"You can't tell me that a thing like that is done every day! Jacques, be honest—isn't it a very remarkable operation for a country doctor to perform?"

"Oh—for a country doctor, perhaps. For a surgeon who has had some experience, no."

"You are a surgeon, then, not a doctor?"

He smiled, that warm, flashing smile which always fell like a gleam of sunlight across her heart. "I am—whatever people need me to be."

It was true—physician, nurse, companion, guardian, friend—Jacques Benoix was always whatever people needed him to be.

In that moment, Kate realized that he had given up a great career to bring his sick wife into the country.

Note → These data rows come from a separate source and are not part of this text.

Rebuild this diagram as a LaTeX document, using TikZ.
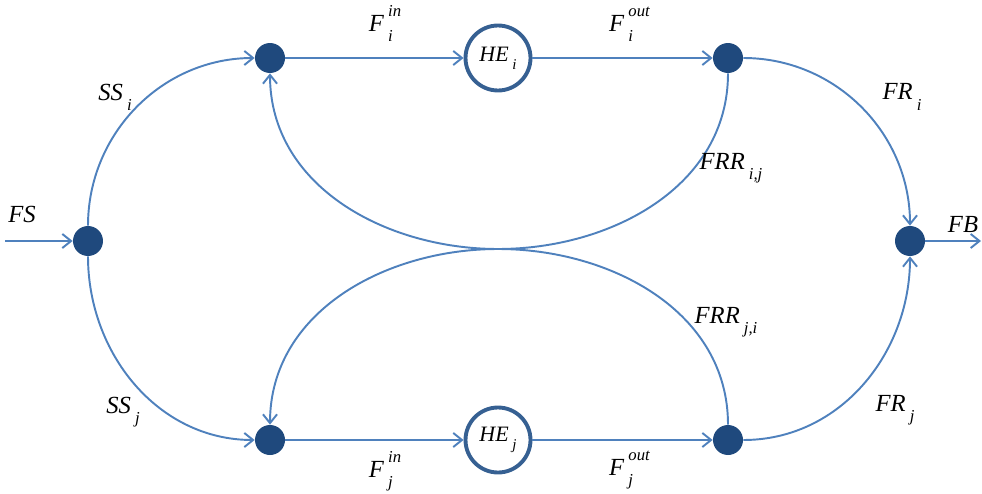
\documentclass[tikz,border=0pt]{standalone}
\usepackage{fontspec}
\setmainfont{Liberation Serif}
\usetikzlibrary{arrows.meta, positioning}

\definecolor{flowblue}{RGB}{79,129,189}
\definecolor{dotblue}{RGB}{31,73,125}
\definecolor{ringblue}{RGB}{54,96,146}

\newcommand{\sbs}[2]{\textit{#1}\,\raisebox{-0.9ex}{\fontsize{9.5}{9.5}\selectfont\textit{#2}}}
\newcommand{\flw}[3]{\textit{#1}\,\rlap{\raisebox{-0.9ex}{\fontsize{9.5}{9.5}\selectfont\textit{#2}}}\raisebox{1.3ex}{\fontsize{9.5}{9.5}\selectfont\textit{#3}}}

\begin{document}
\begin{tikzpicture}[
        x=0.02cm, y=-0.02cm,
        dot/.style={circle, fill=dotblue, minimum size=0.6cm, inner sep=0pt},
        unit/.style={circle, draw=ringblue, line width=2.2pt, fill=white, minimum size=1.3cm, inner sep=0pt, font=\fontsize{12.5}{14}\selectfont\itshape},
        flow/.style={-{Straight Barb[length=5pt, width=8pt]}, draw=flowblue, line width=1.1pt},
        label/.style={font=\fontsize{14}{16}\selectfont, inner sep=2pt}
    ]
        \useasboundingbox (0,0) rectangle (982,493);
        \node[dot] (split) at (88, 241) {};
        \node[dot] (inI) at (270, 58) {};
        \node[unit] (heI) at (498, 58) {HE\,\raisebox{-0.8ex}{\fontsize{8.5}{8.5}\selectfont i}};
        \node[dot] (outI) at (728, 58) {};
        \node[dot] (inJ) at (270, 440) {};
        \node[unit] (heJ) at (498, 440) {HE\,\raisebox{-0.8ex}{\fontsize{8.5}{8.5}\selectfont j}};
        \node[dot] (outJ) at (728, 440) {};
        \node[dot] (mix) at (910, 241) {};
        \coordinate (feed) at (5, 241);
        \coordinate (prod) at (981, 241);
        \coordinate (mid) at (498, 249);
        \draw[flow] (feed) -- (split);
        \draw[flow] (mix) -- (prod);
        \draw[flow] (split) to[out=90, in=180] (inI);
        \draw[flow] (split) to[out=-90, in=180] (inJ);
        \draw[flow] (inI) -- (heI) node[midway, above=7pt, xshift=6, label] {\flw{F}{i}{in}};
        \draw[flow] (heI) -- (outI) node[midway, above=7pt, xshift=4, label] {\flw{F}{i}{out}};
        \draw[flow] (inJ) -- (heJ) node[midway, below=4pt, xshift=6, label] {\flw{F}{j}{in}};
        \draw[flow] (heJ) -- (outJ) node[midway, below=4pt, xshift=4, label] {\flw{F}{j}{out}};
        \draw[flow] (outI) to[out=0, in=90] (mix);
        \draw[flow] (outJ) to[out=0, in=-90] (mix);
        \draw[flow] (outI) to[out=-90, in=0] (mid) to[out=180, in=90] (inJ);
        \draw[flow] (outJ) to[out=90, in=0] (mid) to[out=180, in=-90] (inI);
        \node[label] (fs) at (22, 214) {\textit{FS}};
        \node[label] (fb) at (963, 224) {\textit{FB}};
        \node[label] (ssI) at (115, 97) {\sbs{SS}{i}};
        \node[label] (ssJ) at (123, 412) {\sbs{SS}{j}};
        \node[label] (frI) at (902, 97) {\sbs{FR}{i}};
        \node[label] (frJ) at (895, 410) {\sbs{FR}{j}};
        \node[label] (frrI) at (731, 168) {\sbs{FRR}{i,j}};
        \node[label] (frrJ) at (726, 322) {\sbs{FRR}{j,i}};
    \end{tikzpicture}
\end{document}
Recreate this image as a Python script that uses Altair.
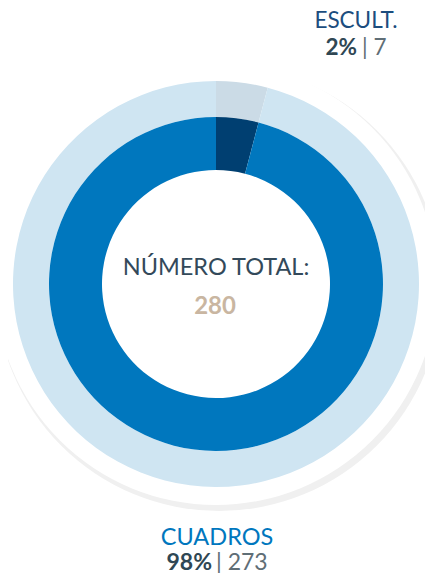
import altair as alt
import pandas as pd

# ---- data ----
categories = ["ESCULT.", "CUADROS"]
counts = [7, 273]
percent_labels = ["2%", "98%"]
arc_share = [4.1, 95.9]          # angular share of each slice as drawn
center_title = "NÚMERO TOTAL:"
total_label = "280"

inner_colors = ["#003f71", "#0077be"]
outer_colors = ["#cbdbe6", "#cfe5f2"]

W, H = 417, 565
CX, CY = 208, 276

df = pd.DataFrame({"cat": categories, "share": arc_share, "ord": [0, 1]})
one = pd.DataFrame({"k": [0]})

shadow = alt.Chart(one).mark_arc(radius=223, theta=0, theta2=6.2832, color="#f0f0f0").encode(
    x=alt.value(CX + 3), y=alt.value(CY + 4))
disk = alt.Chart(one).mark_arc(radius=221, theta=0, theta2=6.2832, color="#ffffff").encode(
    x=alt.value(CX), y=alt.value(CY))

base = alt.Chart(df).encode(
    theta=alt.Theta("share:Q", stack=True),
    order=alt.Order("ord:Q"),
    x=alt.value(CX), y=alt.value(CY),
)
outer = base.mark_arc(radius=203, radius2=167).encode(
    color=alt.Color("cat:N", scale=alt.Scale(domain=categories, range=outer_colors), legend=None))
inner = base.mark_arc(radius=167, radius2=114).encode(
    color=alt.Color("cat:N", scale=alt.Scale(domain=categories, range=inner_colors), legend=None))

FONT = "Lato"

def txt(s, x, y, size, color, align="center", weight="normal"):
    return alt.Chart(pd.DataFrame({"t": [s]})).mark_text(
        font=FONT, fontSize=size, color=color, align=align, baseline="alphabetic", fontWeight=weight
    ).encode(text="t:N", x=alt.value(x), y=alt.value(y))

labels = [
    txt(categories[0], 348, 20, 22.5, "#1c4d7e"),
    txt(percent_labels[0], 349, 47, 22.5, "#2f4754", align="right", weight="bold"),
    txt(f"| {counts[0]}", 354, 47, 22.5, "#5f6e76", align="left"),
    txt(categories[1], 209, 537, 23.5, "#0077be"),
    txt(percent_labels[1], 204, 562, 23, "#2f4754", align="right", weight="bold"),
    txt(f"| {counts[1]}", 208, 562, 23, "#5f6e76", align="left"),
    txt(center_title, 208, 267, 23.5, "#33495a"),
    txt(total_label, 207, 306, 24, "#c9b6a1", weight="bold"),
]

chart = alt.layer(shadow, disk, outer, inner, *labels).resolve_scale(color="independent").properties(
    width=W, height=H, autosize=alt.AutoSizeParams(type="none"), padding=0, background="#ffffff"
).configure_view(stroke=None)

chart.save("out.html", embed_options={"renderer": "svg", "actions": False})
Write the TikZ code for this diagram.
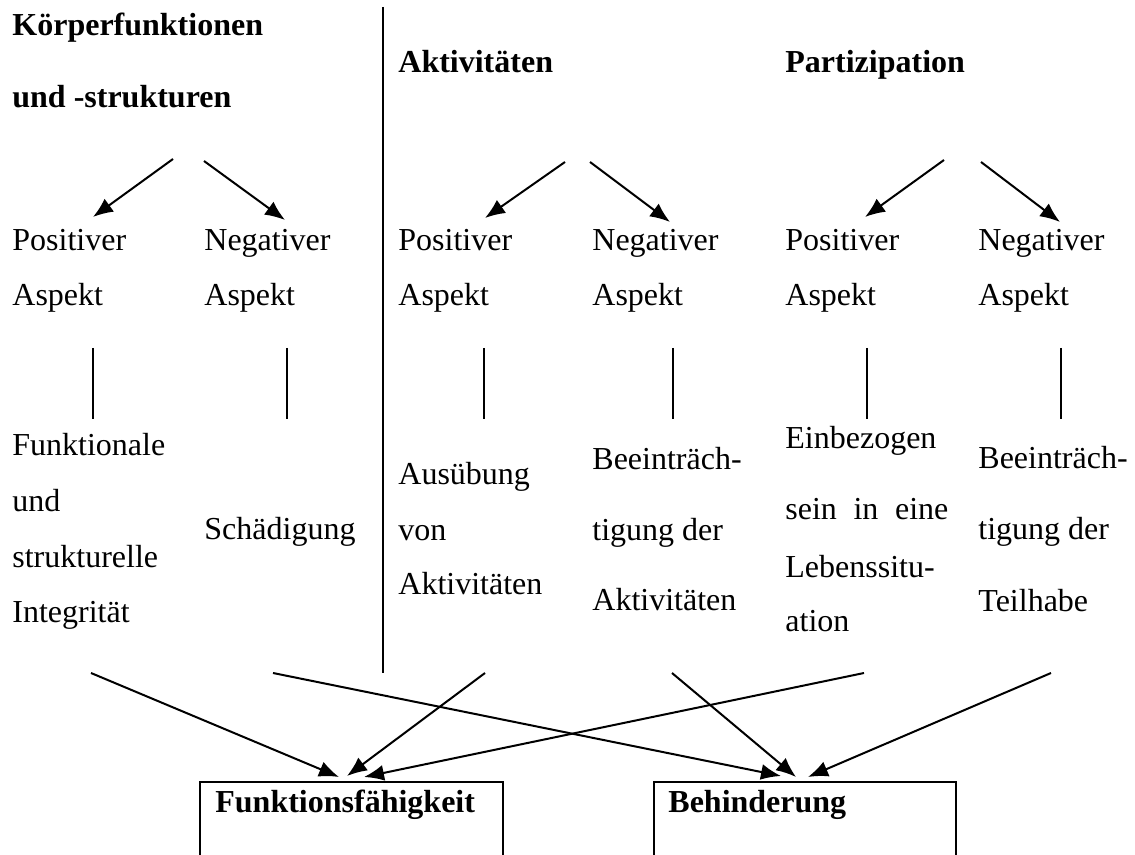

One of the closest bonds between them was a love for music. Kate's singing, untrained and faulty though it was, gave keen pleasure to his starved ears, and often he brought his little son to hear her; a boy of ten, rather grave and shy, but with his father's beautiful smile. Sometimes there were duets to be tried out together; Kildare, when he was at home, listening tolerantly and beating time out of time to the pleasant sounds they made.

But he was not often at home in those days. He sought his pleasure elsewhere. The guest-house had been empty for months.

Kate and Benoix found his frequent absences rather a relief. They were freer to discuss the things that did not interest him, to read aloud to each other, to play games with the exacting Apple-Blossom, an executive from her cradle. It was at last the sort of domestic life of which every girl dreams in her secret heart; and Kate grew lovelier than her loveliest.

Meanwhile the countryside watched, and whispered, and waited. The countryside was wise in the ways of Nature, if these two were not.